Sending arms to Syria is akin to sending arms into a prison riot. Let’s see, Assad has killed 100,000. Maybe, if we provide the rebels with enough weapons, the rebels could even the score. The Beach Boys wrote a song about this scenario, it’s called “Help Me, Rhonda.”
Then along comes Vladimir; short, thin Vladimir; slow-walkin’ Vladimir; low-talkin’ Vladimir: “Hey, hold your horses, we’ll step right in the middle of this and take away those ‘poor man’s nuclear weapons.’ Oh, and while we’re at it, we’ll give you Snowden if you’ll give us Alaska back.”
Harry Truman called the Korean War a “police action.” We refuse to call the military overthrow of President Morsi in Egypt a “coup.” And now we are calling our possible attack on Syria an action intended to “deter and degrade.” Cruise and Tomahawk missiles are not designed to “deter and degrade.” They are designed to blow things as high as kingdom come.
So, OK, we’re not going to do a pin prick and we’re not going to do a lobotomy, we’re just going in there to do a root canal. Are you kidding? This is like trying to treat leukemia with a scalpel for Pete’s sake. “A shot across the bow” Mr. President, with all due respect from one who voted for you twice, does not hit the bow.

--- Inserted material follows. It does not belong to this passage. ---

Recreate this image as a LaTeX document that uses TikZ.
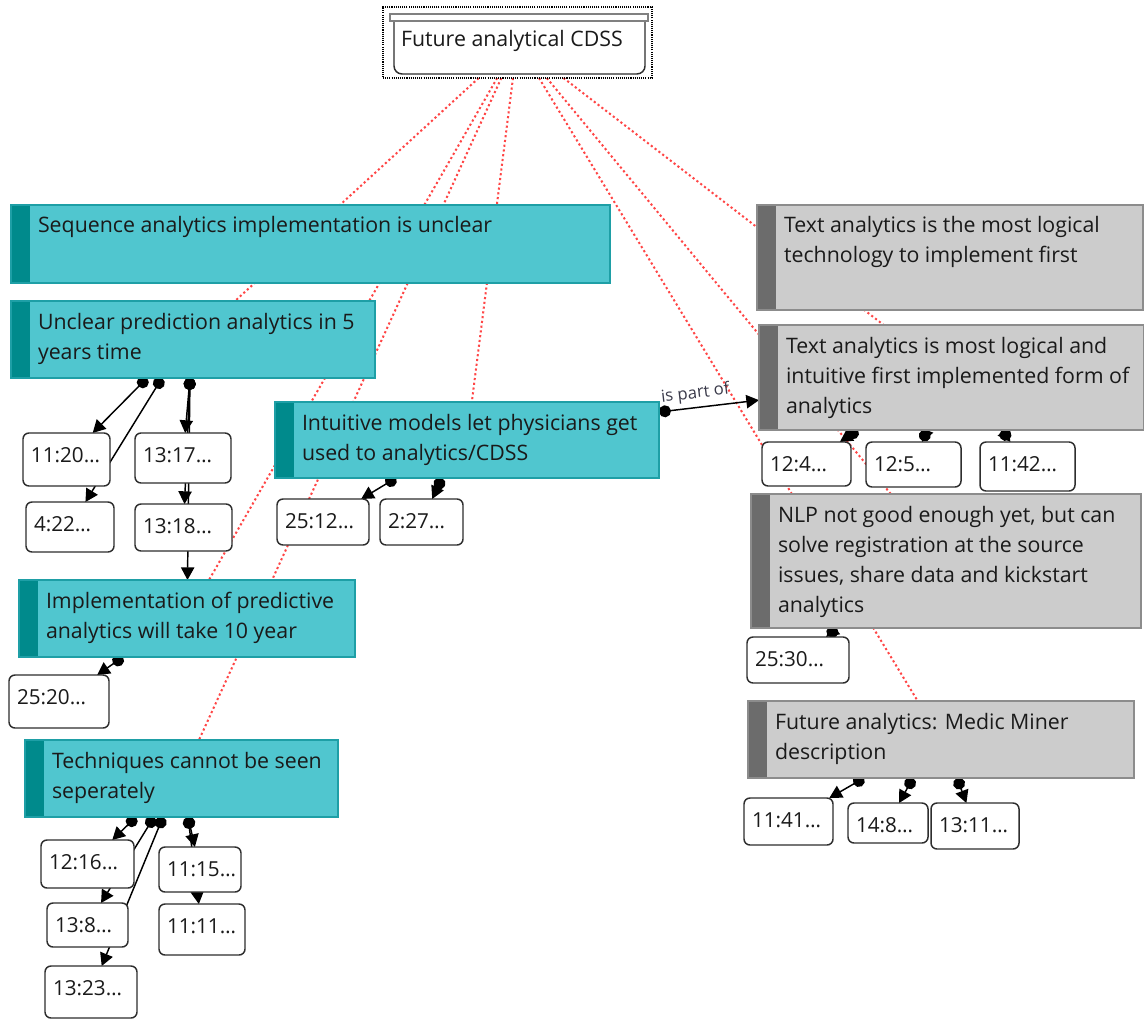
\documentclass[tikz,border=0pt]{standalone}
\usepackage{fontspec}
\setmainfont{Open Sans}
\usetikzlibrary{arrows.meta,calc}
\definecolor{cyanfill}{HTML}{50C6CF}
\definecolor{cyanline}{HTML}{1E9FA6}
\definecolor{cyanstrip}{HTML}{008A8C}
\definecolor{grayfill}{HTML}{CCCCCC}
\definecolor{grayline}{HTML}{8C8C8C}
\definecolor{graystrip}{HTML}{6C6C6C}
\definecolor{reddot}{HTML}{FF4545}
\definecolor{txt}{HTML}{1A1A1A}
\definecolor{qline}{HTML}{2E2E2E}
\definecolor{labtxt}{HTML}{3A3A4A}
\pgfdeclarelayer{redlayer}
\pgfdeclarelayer{connlayer}
\pgfsetlayers{redlayer,connlayer,main}
\newcommand{\codebox}[7]{%
  \node[#1, minimum width=#5*0.75pt, minimum height=#6*0.75pt, anchor=north west] (#2) at (#3,#4) {};
  \node[btext, anchor=north west] (#2-t) at ($(#2.north west)+(27,8)$) {\rule{0pt}{15pt}#7};
}
\newcommand{\quotbox}[6]{%
  \node[qbox, minimum width=(#4-#2)*0.75pt, minimum height=(#5-#3)*0.75pt, anchor=north west] (#1) at (#2,#3) {};
  \node[qtext, anchor=base west] (#1-t) at ($(#1.north west)+(8,29)$) {#6};
}
\begin{document}
\begin{tikzpicture}[x=0.75pt,y=-0.75pt,
  cbox/.style={draw=cyanline, fill=cyanfill, line width=1pt, inner sep=0pt, outer sep=0pt,
    path picture={\fill[cyanstrip] (path picture bounding box.north west) rectangle ([xshift=14.5pt]path picture bounding box.south west);}},
  gbox/.style={draw=grayline, fill=grayfill, line width=1pt, inner sep=0pt, outer sep=0pt,
    path picture={\fill[graystrip] (path picture bounding box.north west) rectangle ([xshift=14.5pt]path picture bounding box.south west);}},
  btext/.style={inner sep=0pt, outer sep=0pt, align=left, text=txt, font=\fontsize{16}{22.5}\selectfont},
  qbox/.style={draw=qline, fill=white, rounded corners=4.5pt, line width=1.1pt, inner sep=0pt, outer sep=0pt},
  qtext/.style={inner sep=0pt, outer sep=0pt, text=txt, font=\fontsize{15.5}{18}\selectfont},
  rel/.style={draw=reddot, line width=1.5pt, dash pattern=on 1.6pt off 2pt},
  conn/.style={draw=black, line width=1.1pt, {Circle[length=9pt]}-{Triangle[length=9.5pt,width=10pt]}},
]
\useasboundingbox (0,0) rectangle (1144,1019);
\begin{pgfonlayer}{redlayer}
\fill[white] (0,0) rectangle (1144,1019);
\end{pgfonlayer}

% top node
\node[draw=black, line width=1.1pt, dash pattern=on 0.8pt off 0.8pt, minimum width=269*0.75pt, minimum height=71*0.75pt, inner sep=0pt, outer sep=0pt, anchor=north west] (top) at (383,7) {};
\draw[fill=white, draw=qline, line width=1.1pt, rounded corners=6pt] (394,16) -- (394,74) -- (645,74) -- (645,16);
\draw[fill=white, draw=gray, line width=0.9pt] (390,14) rectangle (648,21);
\node[qtext, font=\fontsize{16}{18}\selectfont, anchor=base west] (top-t) at (401,47) {Future analytical CDSS};

% code boxes
\codebox{cbox}{seq}{11}{205}{599}{78}{Sequence analytics implementation is unclear}
\codebox{cbox}{unc}{11}{301}{364}{77}{Unclear prediction analytics in 5\\years time}
\codebox{cbox}{int}{275}{402}{384}{76}{Intuitive models let physicians get\\used to analytics/CDSS}
\codebox{cbox}{impl}{19}{580}{336}{77}{Implementation of predictive\\analytics will take 10 year}
\codebox{cbox}{tech}{25}{740}{313}{77}{Techniques cannot be seen\\seperately}
\codebox{gbox}{txtA}{757}{205}{386}{105}{Text analytics is the most logical\\technology to implement first}
\codebox{gbox}{txtB}{759}{325}{385}{105}{Text analytics is most logical and\\intuitive first implemented form of\\analytics}
\codebox{gbox}{nlp}{751}{494}{390}{134}{NLP not good enough yet, but can\\solve registration at the source\\issues, share data and kickstart\\analytics}
\codebox{gbox}{med}{748}{701}{386}{77}{Future analytics: Medic Miner\\description}

% quotation boxes
\quotbox{qa}{23}{433}{110}{486}{11:20…}
\quotbox{qb}{26}{502}{114}{552}{4:22…}
\quotbox{qc}{135}{433}{231}{483}{13:17…}
\quotbox{qd}{135}{504}{232}{551}{13:18…}
\quotbox{qe}{277}{499}{369}{545}{25:12…}
\quotbox{qf}{380}{499}{463}{545}{2:27…}
\quotbox{qg}{9}{675}{109}{728}{25:20…}
\quotbox{qh}{41}{840}{134}{888}{12:16…}
\quotbox{qi}{47}{903}{128}{947}{13:8…}
\quotbox{qj}{45}{966}{137}{1018}{13:23…}
\quotbox{qk}{159}{847}{241}{892}{11:15…}
\quotbox{ql}{159}{904}{245}{955}{11:11…}
\quotbox{qm}{762}{442}{851}{486}{12:4…}
\quotbox{qn}{866}{442}{961}{487}{12:5…}
\quotbox{qo}{980}{442}{1075}{491}{11:42…}
\quotbox{qp}{747}{637}{849}{683}{25:30…}
\quotbox{qq}{744}{798}{833}{845}{11:41…}
\quotbox{qr}{848}{803}{928}{843}{14:8…}
\quotbox{qs}{931}{803}{1019}{849}{13:11…}

% red relation lines (the ones to "seq" and "txtA" run along those to "unc" and "txtB")
\begin{pgfonlayer}{redlayer}
\draw[rel] (top) -- (unc);
\draw[rel] (top) -- (int);
\draw[rel] (top) -- (impl);
\draw[rel] (top) -- (tech);
\draw[rel] (top) -- (txtB);
\draw[rel] (top) -- (nlp);
\draw[rel] (top) -- (med);
\end{pgfonlayer}

% connectors
\coordinate (d1) at (147,378);
\coordinate (d2) at (162,378);
\coordinate (d3) at (190,378);
\coordinate (d4) at (396,478);
\coordinate (d5) at (442,478);
\coordinate (d6) at (123,657);
\coordinate (d7) at (136,817);
\coordinate (d8) at (154,817);
\coordinate (d9) at (163,817);
\coordinate (d10) at (188,817);
\coordinate (d11) at (858,430);
\coordinate (d12) at (927,430);
\coordinate (d13) at (1002,430);
\coordinate (d14) at (837,628);
\coordinate (d15) at (864,778);
\coordinate (d16) at (913,778);
\coordinate (d17) at (957,778);
\coordinate (dpo) at (659,412);
\begin{pgfonlayer}{connlayer}
\draw[conn] (d1) -- (qa);
\draw[conn] (d2) -- (qb);
\draw[conn] (d3) -- (qc);
\draw[conn] (d3) -- (qd);
\draw[conn] (d3) -- (impl);
\draw[conn] (d4) -- (qe);
\draw[conn] (d5) -- (qf);
\draw[conn] (d6) -- (qg);
\draw[conn] (d7) -- (qh);
\draw[conn] (d8) -- (qi);
\draw[conn] (d9) -- (qj);
\draw[conn] (d10) -- (qk);
\draw[conn] (d10) -- (ql);
\draw[conn] (d11) -- (qm);
\draw[conn] (d12) -- (qn);
\draw[conn] (d13) -- (qo);
\draw[conn] (d14) -- (qp);
\draw[conn] (d15) -- (qq);
\draw[conn] (d16) -- (qr);
\draw[conn] (d17) -- (qs);
\draw[conn] (dpo) -- node[sloped, above, pos=0.38, inner sep=3.5pt, text=labtxt, font=\fontsize{12.5}{14}\selectfont] (lbl) {is part of} (txtB);
\end{pgfonlayer}
\end{tikzpicture}
\end{document}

All right, so let’s call it a “limited” strike. We are telling Assad we are limiting our strike so that everybody else will be sure to limit the retaliation.
Meanwhile, while we’re not watching, over there in North Korea the supreme mousetrap boy is playing HORSE with Dennis Rodman, who is standing in for John Kerry. I can hear Rodman now, “No fair, Kim, you didn’t call ‘backboard.’ Hey we’re not having kimchi for dinner again are we? Don’t you own a barbecue? How’d you like to own your own NBA team? I could coach it for you. They’re looking for a team in Stockton. Say, can’t you put on some different music? That military music is messing with my mojo.”
Getting back to Syria, now we have the word of Assad and Putin that chemical-weapons stockpiles will be destroyed. Well, just as littering reveals an untidy soul and exposes a person capable of other transgressions, gassing a civilian population exposes a person capable of lying. I’m afraid Mr. Assad is employing what Will Rogers called the diplomacy of “nice doggy, nice doggy” until he can get a rock.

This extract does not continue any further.